Każdy kij ma dwa końce. Gdyby nie było smutku, to nie byłoby radości i odwrotnie. Dlatego dziecko może poznać następstwo emocjonalne (podobne do następstwa obserwowanego w przyrodzie), według którego po smutku może przyjść radość, jak po deszczu wstaje słońce. Ten sposób myślenia daje rodzicom możliwość okazania wparcia czy pomocy w przeżywaniu smutku przez dziecko.

  1. Smutek informuje rodzica  o poczuciu jakiegoś braku u dziecka

Nie od dziś wiadomo, że smutek jest wyrazem niezaspokojonej potrzeby. U dziecka możemy dostrzec takie potrzeby jak: potrzeba uwagi, miłości, uznania etc. Wówczas gdy pojawia się smutek, jest on dla rodzica sygnałem, że jakaś ważna potrzeba nie została zaspokojona.

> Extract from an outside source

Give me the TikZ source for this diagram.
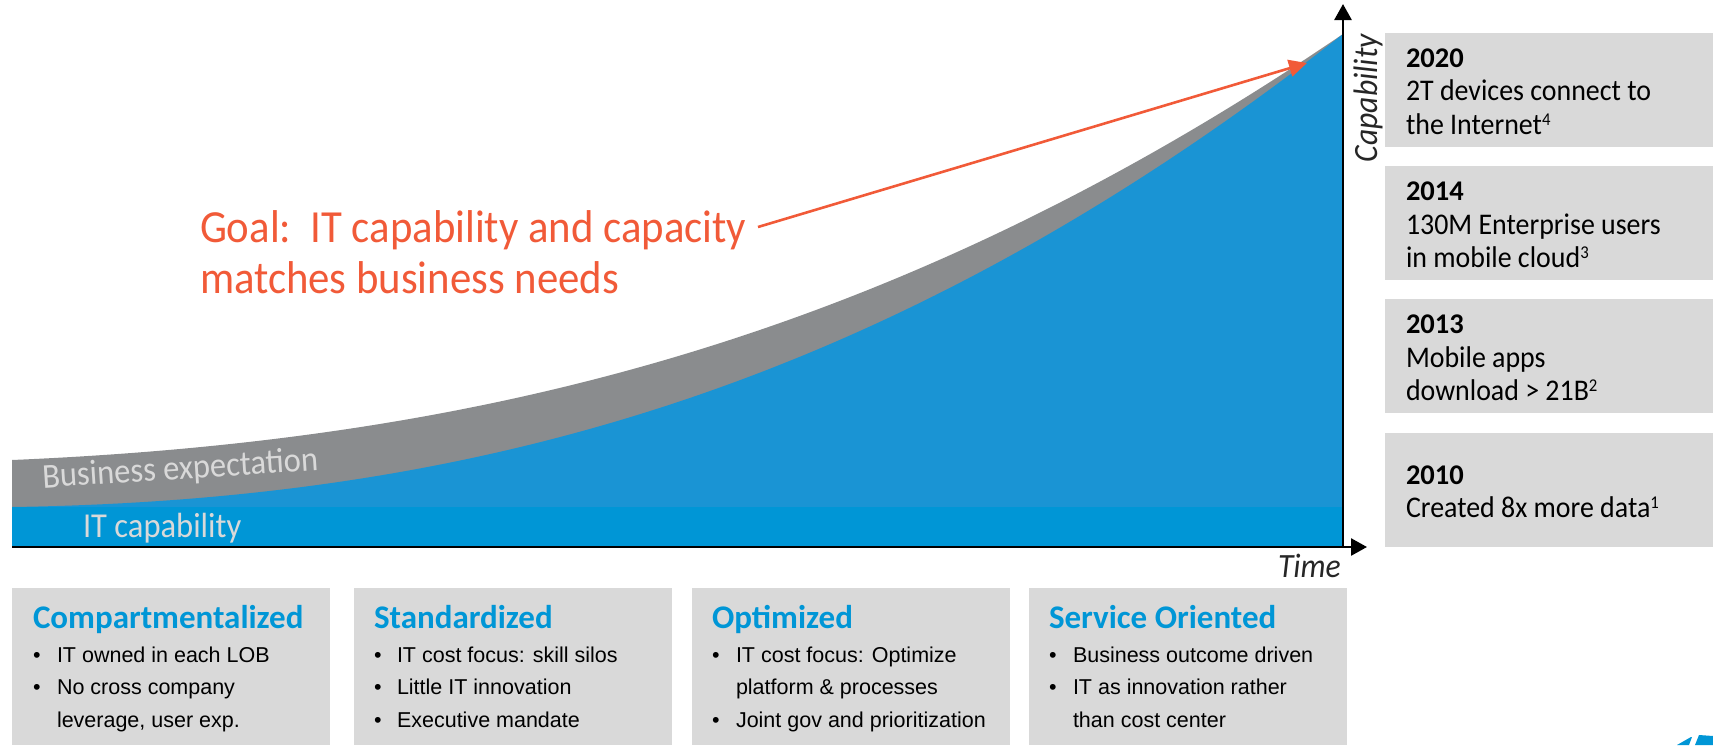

Wtedy zadaniem rodzica jest niejako wytropić przyczynę smutku, czyli przyjrzeć się poczuciu braku – znaleźć i nazwać potrzebę, a następnie ją zaspokoić.

Nierzadko uważa się, że smutek jest negatywną emocją i trzeba ją jak najszybciej „zamieść od dywan” albo najlepiej udawać, że jej nie ma. To podstawowy błąd, jaki popełniamy my – dorośli, ucząc dziecko tego samego myślenia. Skoro mamusia zaprzecza temu, że jest smutna, to dziecko powiela dokładnie ten sam schemat. Warto zapamiętać, że smutek jest ważny, a nawet inspirujący. 

Dlatego może czasami potrzeba takiego momentu, by nasze dzieci chwilkę się posmuciły?